RE: Kieth Olberman? Please...
By Octoberblue on 1/24/2009 9:30:39 PM , Rating: 2
The end of your statement reveals the hipocrasy of the beginning. Of course the Olberman interview was about trying to destroy Bush. He is one of many fellow travelers who believe such unfounded nonsense as Bush trying to render the constitution asunder. I don't agree with all of the decisions Bush made. But I also realize it's easy to say that when you're not the one having to make the decisions. And the NSA story is such paranoid nonsense. Of course the wiretapping was "warrantless". The point of a warrant is to try and prosecute someone. The purpose of NSA surveillance is to prevent a terrorist act.

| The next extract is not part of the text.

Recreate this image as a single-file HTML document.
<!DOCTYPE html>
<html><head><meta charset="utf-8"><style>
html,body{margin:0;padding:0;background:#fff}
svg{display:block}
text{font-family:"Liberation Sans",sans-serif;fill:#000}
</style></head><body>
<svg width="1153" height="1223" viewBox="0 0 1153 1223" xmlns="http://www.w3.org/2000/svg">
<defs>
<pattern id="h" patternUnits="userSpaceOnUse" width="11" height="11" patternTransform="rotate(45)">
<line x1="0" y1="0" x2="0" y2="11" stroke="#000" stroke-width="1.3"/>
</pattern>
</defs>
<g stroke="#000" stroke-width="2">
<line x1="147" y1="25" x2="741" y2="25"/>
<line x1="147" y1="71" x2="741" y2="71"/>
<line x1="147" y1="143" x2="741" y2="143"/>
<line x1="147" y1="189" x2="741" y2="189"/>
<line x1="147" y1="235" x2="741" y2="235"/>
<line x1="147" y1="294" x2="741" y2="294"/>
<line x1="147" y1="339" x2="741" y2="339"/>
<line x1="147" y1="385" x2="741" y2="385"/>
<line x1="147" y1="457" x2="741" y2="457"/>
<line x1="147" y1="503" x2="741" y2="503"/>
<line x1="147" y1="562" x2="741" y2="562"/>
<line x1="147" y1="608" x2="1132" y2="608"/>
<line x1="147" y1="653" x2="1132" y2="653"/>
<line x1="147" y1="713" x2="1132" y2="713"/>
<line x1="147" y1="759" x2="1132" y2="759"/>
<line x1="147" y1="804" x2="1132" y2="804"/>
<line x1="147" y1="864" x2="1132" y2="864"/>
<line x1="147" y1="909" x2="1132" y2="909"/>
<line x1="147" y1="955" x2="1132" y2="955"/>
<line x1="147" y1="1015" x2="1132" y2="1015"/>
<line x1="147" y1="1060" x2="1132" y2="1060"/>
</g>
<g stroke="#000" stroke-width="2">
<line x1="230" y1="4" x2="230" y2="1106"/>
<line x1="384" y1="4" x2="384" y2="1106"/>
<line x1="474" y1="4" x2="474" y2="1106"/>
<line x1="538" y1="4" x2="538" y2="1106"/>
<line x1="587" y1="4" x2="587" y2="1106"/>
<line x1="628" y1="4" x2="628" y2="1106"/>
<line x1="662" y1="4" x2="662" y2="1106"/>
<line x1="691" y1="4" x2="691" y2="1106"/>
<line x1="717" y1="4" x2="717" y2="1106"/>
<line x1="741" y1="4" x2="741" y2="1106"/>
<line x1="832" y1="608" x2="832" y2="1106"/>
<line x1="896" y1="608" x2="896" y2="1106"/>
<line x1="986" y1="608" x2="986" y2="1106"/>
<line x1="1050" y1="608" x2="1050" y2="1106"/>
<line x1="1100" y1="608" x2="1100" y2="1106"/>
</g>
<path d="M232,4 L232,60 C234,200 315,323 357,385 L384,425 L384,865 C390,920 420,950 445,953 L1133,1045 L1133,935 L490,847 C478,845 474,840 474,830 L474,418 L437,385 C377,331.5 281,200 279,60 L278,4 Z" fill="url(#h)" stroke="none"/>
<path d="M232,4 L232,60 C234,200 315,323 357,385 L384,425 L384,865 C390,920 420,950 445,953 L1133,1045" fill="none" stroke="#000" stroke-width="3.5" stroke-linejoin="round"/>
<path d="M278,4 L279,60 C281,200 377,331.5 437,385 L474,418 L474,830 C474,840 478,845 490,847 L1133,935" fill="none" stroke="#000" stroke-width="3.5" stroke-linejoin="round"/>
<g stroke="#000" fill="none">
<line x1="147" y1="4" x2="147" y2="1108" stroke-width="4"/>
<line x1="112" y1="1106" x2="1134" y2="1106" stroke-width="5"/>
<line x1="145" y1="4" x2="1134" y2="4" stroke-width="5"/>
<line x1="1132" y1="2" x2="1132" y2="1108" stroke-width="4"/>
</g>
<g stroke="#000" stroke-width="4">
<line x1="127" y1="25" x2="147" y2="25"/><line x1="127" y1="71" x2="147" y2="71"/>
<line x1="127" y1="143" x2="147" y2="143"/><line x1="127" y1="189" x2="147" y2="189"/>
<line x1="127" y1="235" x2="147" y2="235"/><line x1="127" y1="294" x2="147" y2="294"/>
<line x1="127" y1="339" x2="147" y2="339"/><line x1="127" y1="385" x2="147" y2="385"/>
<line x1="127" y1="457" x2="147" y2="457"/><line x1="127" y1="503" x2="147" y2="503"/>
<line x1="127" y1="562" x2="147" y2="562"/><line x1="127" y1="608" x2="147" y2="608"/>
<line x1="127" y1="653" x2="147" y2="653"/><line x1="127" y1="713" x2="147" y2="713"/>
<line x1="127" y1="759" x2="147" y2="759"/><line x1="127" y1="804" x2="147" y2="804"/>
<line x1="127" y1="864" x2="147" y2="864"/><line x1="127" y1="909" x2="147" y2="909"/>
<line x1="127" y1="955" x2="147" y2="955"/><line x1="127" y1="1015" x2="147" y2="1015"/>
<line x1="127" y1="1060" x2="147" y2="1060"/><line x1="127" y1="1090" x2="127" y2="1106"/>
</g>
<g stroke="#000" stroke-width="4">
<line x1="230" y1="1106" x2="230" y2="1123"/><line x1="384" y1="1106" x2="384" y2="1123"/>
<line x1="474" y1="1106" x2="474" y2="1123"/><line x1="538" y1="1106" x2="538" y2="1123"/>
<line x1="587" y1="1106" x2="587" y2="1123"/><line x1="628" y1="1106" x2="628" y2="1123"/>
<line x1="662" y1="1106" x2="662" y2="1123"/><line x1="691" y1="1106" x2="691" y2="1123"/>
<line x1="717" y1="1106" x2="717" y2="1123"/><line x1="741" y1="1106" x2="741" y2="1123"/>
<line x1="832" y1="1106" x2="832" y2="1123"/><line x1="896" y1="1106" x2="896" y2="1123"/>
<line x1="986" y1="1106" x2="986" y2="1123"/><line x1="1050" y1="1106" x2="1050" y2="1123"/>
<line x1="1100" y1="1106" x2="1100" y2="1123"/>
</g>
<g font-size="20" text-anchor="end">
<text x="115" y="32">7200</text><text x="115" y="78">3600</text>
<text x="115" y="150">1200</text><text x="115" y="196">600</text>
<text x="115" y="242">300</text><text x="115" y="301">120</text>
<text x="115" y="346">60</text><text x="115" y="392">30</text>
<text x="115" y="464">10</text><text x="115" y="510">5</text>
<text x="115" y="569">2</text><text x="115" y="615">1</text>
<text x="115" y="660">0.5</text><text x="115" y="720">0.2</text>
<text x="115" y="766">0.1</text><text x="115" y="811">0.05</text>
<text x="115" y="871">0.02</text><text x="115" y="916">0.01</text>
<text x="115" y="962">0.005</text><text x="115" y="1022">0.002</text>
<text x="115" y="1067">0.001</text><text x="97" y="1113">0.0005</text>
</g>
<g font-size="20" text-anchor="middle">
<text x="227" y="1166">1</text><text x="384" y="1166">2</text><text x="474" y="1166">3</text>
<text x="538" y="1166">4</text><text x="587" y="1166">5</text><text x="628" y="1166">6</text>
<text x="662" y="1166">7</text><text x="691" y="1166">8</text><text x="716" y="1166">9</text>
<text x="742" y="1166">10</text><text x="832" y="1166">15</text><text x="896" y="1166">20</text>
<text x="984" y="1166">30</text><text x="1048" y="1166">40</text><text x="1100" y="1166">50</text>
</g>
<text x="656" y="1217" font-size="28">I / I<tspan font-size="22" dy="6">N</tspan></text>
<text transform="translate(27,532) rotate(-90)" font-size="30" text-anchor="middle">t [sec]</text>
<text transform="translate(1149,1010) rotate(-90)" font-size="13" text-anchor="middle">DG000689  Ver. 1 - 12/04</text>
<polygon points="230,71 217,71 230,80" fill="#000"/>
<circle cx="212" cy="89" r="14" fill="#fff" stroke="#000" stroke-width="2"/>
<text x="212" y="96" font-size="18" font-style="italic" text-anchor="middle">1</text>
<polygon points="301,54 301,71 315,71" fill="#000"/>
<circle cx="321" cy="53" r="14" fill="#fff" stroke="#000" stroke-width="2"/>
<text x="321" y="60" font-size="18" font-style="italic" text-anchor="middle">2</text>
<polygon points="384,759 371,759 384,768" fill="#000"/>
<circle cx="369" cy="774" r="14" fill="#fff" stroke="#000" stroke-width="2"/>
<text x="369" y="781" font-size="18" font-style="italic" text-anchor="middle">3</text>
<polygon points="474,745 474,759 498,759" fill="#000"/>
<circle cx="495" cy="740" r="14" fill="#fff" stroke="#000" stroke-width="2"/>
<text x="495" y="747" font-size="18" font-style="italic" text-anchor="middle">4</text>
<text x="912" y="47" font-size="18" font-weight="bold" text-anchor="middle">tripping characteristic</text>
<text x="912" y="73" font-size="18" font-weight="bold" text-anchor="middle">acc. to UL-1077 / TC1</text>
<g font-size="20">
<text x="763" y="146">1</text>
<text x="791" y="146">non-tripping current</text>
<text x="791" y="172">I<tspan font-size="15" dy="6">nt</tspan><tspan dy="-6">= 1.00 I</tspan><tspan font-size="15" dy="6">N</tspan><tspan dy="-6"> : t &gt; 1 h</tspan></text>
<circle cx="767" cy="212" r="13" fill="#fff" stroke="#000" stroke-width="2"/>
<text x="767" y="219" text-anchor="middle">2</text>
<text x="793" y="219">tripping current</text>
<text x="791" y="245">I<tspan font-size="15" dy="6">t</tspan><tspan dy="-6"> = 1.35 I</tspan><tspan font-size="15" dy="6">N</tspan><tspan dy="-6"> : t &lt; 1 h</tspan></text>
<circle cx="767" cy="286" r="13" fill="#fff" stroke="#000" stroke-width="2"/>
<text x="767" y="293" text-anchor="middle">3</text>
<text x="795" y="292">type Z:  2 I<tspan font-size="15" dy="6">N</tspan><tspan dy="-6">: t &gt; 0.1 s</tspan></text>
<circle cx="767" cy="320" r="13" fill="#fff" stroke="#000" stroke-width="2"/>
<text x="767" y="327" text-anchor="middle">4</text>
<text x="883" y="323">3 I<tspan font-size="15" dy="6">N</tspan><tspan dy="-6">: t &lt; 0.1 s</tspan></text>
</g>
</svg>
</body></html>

The NSA couldn't care less who's calling 900 numbers or making arrangements to pick up a bag of weed. They know that nothing they gather would ever be admissible in court. It's not about court. It's about prevention, not prosecution, and certainly not persecution. And the guy who compared terrorists to Jews in Nazi Germany. That's just incredible. Hitler was a terrorist. It is the terrorist leaders who are like Hitler. Bush is nothing like either of them. His efforts to defend the constitution were focused primarily on providing for the common defense, and perhaps he was too singular in that focus. But he never violated the Constitution, let alone render it asunder. Gathering intelligence on enemy activities has always been part of the job of the Commander-in-Chief. Whether this intelligence happens to be gathered on U.S. soil or not has never historically mattered. Most recently, Bill Clinton used echelon for this purpose.

But lets at least be clear about what is and is not a violation of your rights. If someone gathers information about you and attempts to use it against you in a court of law, that is a violation of your rights. Or if they attempt to use it against you to smear your reputation, that's a violation of your rights. That has never once happened under the Bush administration.

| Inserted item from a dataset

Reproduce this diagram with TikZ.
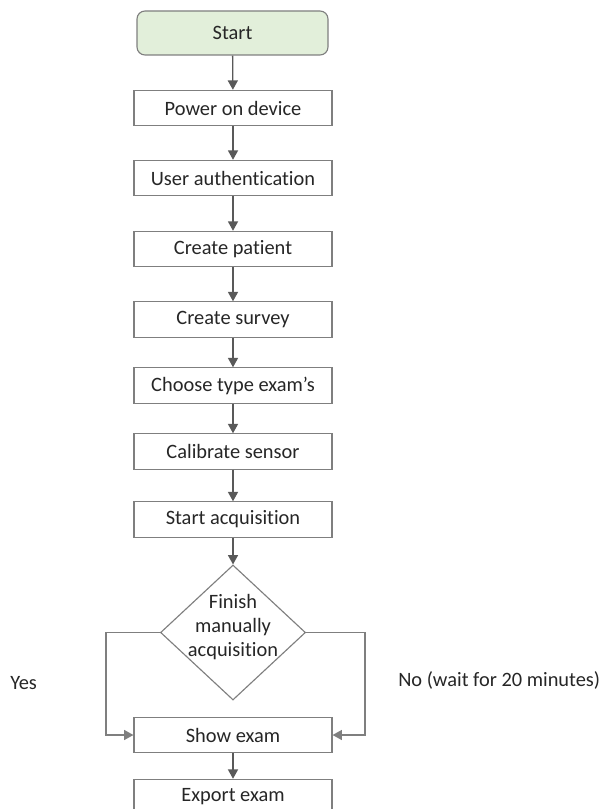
\documentclass[tikz,border=0pt]{standalone}
\usepackage{fontspec}
\setmainfont[Ligatures=CommonOff]{Carlito}
\usetikzlibrary{shapes.geometric,arrows.meta}
\definecolor{boxline}{HTML}{7F7F7F}
\definecolor{arrowline}{HTML}{595959}
\definecolor{startfill}{HTML}{E2EFDA}
\tikzset{
  stepbox/.style={draw=boxline, line width=0.85pt, fill=white, minimum width=148.5pt,
    minimum height=26.5pt, inner sep=0pt, font=\fontsize{15.3}{17}\selectfont, text=black!85},
  startbox/.style={stepbox, fill=startfill, rounded corners=6pt, minimum width=143.25pt, minimum height=33pt},
  decision/.style={draw=boxline, line width=0.85pt, fill=white, diamond, aspect=1.07,
    minimum width=108.75pt, minimum height=101.25pt, inner sep=0pt},
  decisiontext/.style={align=center, inner sep=0pt,
    font=\fontsize{15.3}{17.8}\selectfont, text=black!85},
  flow/.style={draw=arrowline, line width=1pt, -{Triangle[length=7pt,width=7.5pt]}},
  sidelabel/.style={font=\fontsize{15.3}{17}\selectfont, text=black!85, anchor=west, inner sep=0pt}
}
\begin{document}
\begin{tikzpicture}[x=0.75pt,y=-0.75pt]
  \useasboundingbox (0,0) rectangle (606,809);
  \clip (0,0) rectangle (606,809);
  \node[startbox] (start) at (232.5,33) {Start};
  \node[stepbox] (power) at (233,108) {Power on device};
  \node[stepbox] (auth) at (233,178) {User authentication};
  \node[stepbox] (patient) at (233,249) {Create patient};
  \node[stepbox] (survey) at (233,319.5) {Create survey};
  \node[stepbox] (type) at (233,385.5) {Choose type exam’s};
  \node[stepbox] (calib) at (233,451.5) {Calibrate sensor};
  \node[stepbox] (acq) at (233,519.5) {Start acquisition};
  \node[decision] (finish) at (233,632.5) {};
  \node[decisiontext] (finishtext) at (233,627) {Finish\\manually\\acquisition};
  \node[stepbox] (show) at (233,735) {Show exam};
  \node[stepbox] (export) at (233,797) {Export exam};
  \coordinate (lcorner) at (106,632.5);
  \coordinate (rcorner) at (365,632.5);
  \node[sidelabel] (yes) at (10,683) {Yes};
  \node[sidelabel] (no) at (398,680) {No (wait for 20 minutes)};
  \draw[flow] (start) -- (power);
  \draw[flow] (power) -- (auth);
  \draw[flow] (auth) -- (patient);
  \draw[flow] (patient) -- (survey);
  \draw[flow] (survey) -- (type);
  \draw[flow] (type) -- (calib);
  \draw[flow] (calib) -- (acq);
  \draw[flow] (acq) -- (finish);
  \draw[flow, draw=boxline] (finish.west) -- (lcorner) |- (show.west);
  \draw[flow, draw=boxline] (finish.east) -- (rcorner) |- (show.east);
  \draw[flow] (show) -- (export);
\end{tikzpicture}
\end{document}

But having a computer scan the phone systems looking for words like "Jihad", and word patterns that imply hostility, and then not even paying attention to THAT unless your activity matches dozens of other terrorist-like activities. And then, finally, after all that, taking a closer look to see if you really are plotting to blow something up, and ignoring you if you're not... This is not a violation of your rights. It is a responsible and perfectly legal attempt to provide for the common defense.


RE: Kieth Olberman? Please...
By mindless1 on 1/25/2009 1:02:13 AM , Rating: 2
You don't seem to understand. The majority have an expectation of privacy, not just whether information is used against them or not.

The majority do not think "it's ok if my privacy is violated so long as I'm not prosecuted for something, it's ok if they have a reason that Octoberblue agrees with". The sentiments of the majority are why warrants exist, that oversight, authorization should be required regardless of whether the reason for the surveillance is terrorist activity or some other potential threat.

Let's be clear, your acceptance of the reason why they're violating our rights, does not inherently change that we quite specifically deem it unacceptable without a warrant. "We the people"


RE: Kieth Olberman? Please...
By Octoberblue on 1/25/2009 1:57:26 PM , Rating: 2
This is not a violation of your rights. It is not illegal. If it was, Bush would have been impeached instead of just railed against and howled at. Do you really think that with the Democrats controlling both houses of Congress for the past few years, as much as their leadership hates George W. Bush, that they would not have jumped at the chance to impeach him if it were possible?

It wasn't possible because it wasn't illegal. Which is why they went the route they did, trying to make everyone paranoid about it and attempting to get the courts to prevent it. These are the types of issues that are argued over frequently in our country. It's part of the process of our form of government. And it was not spelled out anywhere that the President could not do this for foreign intelligence purposes. Every administration has done similar things for that purpose. It's not a matter of whether Octoberblue happens to agree with it. It's part of Presidential authority. If it bothers you then you try to change it.